The Reserve Bank of India’s early moves to at least normalise the cost of liquidity, if not begin withdrawing it, are falling short. This, as the near Rs 11-lakh-crore liquidity surplus is keeping the cost of liquidity at close to the reverse repo rate, which acts as the floor on interest rates.
While the RBI and its governor Shaktikanta Das have repeatedly assured the market of liquidity support, the central bank has been conducting variable rate reverse repo auctions to ensure that the cost of short-term borrowings does not fall below that floor rate, which is currently at 3.35%.

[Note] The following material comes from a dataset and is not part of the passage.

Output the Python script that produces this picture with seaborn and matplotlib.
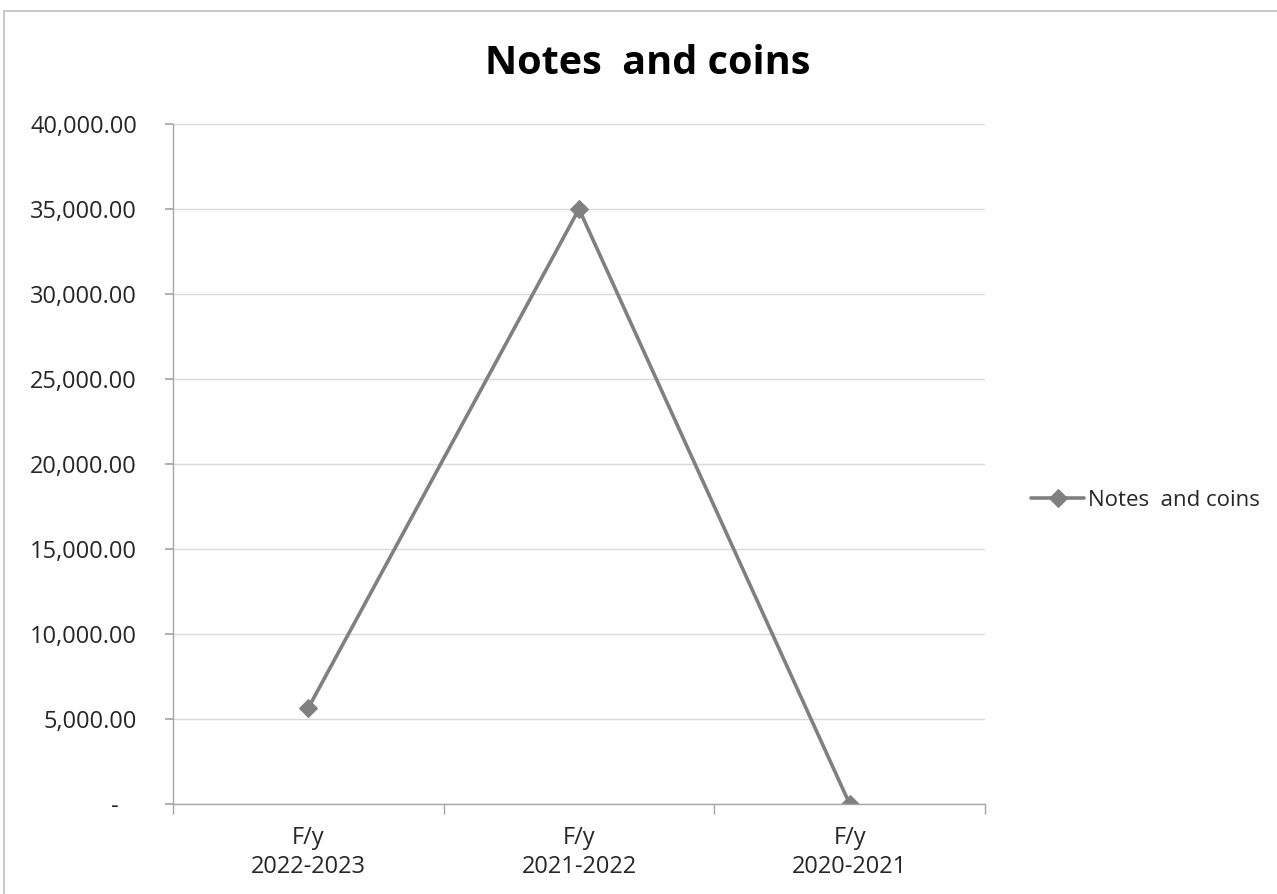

Over time, the idea is to push up the rate at which liquidity is absorbed via these variable rate reverse repo auctions, which would make it easier for the central bank to eventually raise that benchmark.
The size of the liquidity surplus, however, has drowned out the impact of recently conducted auctions, Kaushik Das, chief India economist at Deutsche Bank, said in a report dated Sept. 7, 2021.
According to the report:
In January 2021, when the RBI had re-started the VRRR auctions, the cut-off rate for the Rs 2-lakh-crore 14-day auction was at 3.54%. At that time, the surplus was around Rs 6.4 lakh crore.
In the last VRRR auction of Rs 3 lakh crore for a 14-day tenor on Aug. 27, the cut-off rate moderated to 3.42%, as the liquidity surplus had increased above Rs 8.5-9.0 lakh crore by end-August. It was higher than the Rs 11 lakh crore including government cash balances.
The recently announced additional VRRR auction of Rs 50,000 crore for a seven-day tenor has seen a cut-off rate of 3.38%, close to the reverse repo rate of 3.35%.
If the action is unlikely to impact market dynamics or provide a monetary policy signal, why announce it then?
According to Kaushik Das, an “ever-cautious“ RBI is testing the market reaction before it announces longer-term liquidity absorption in the October policy.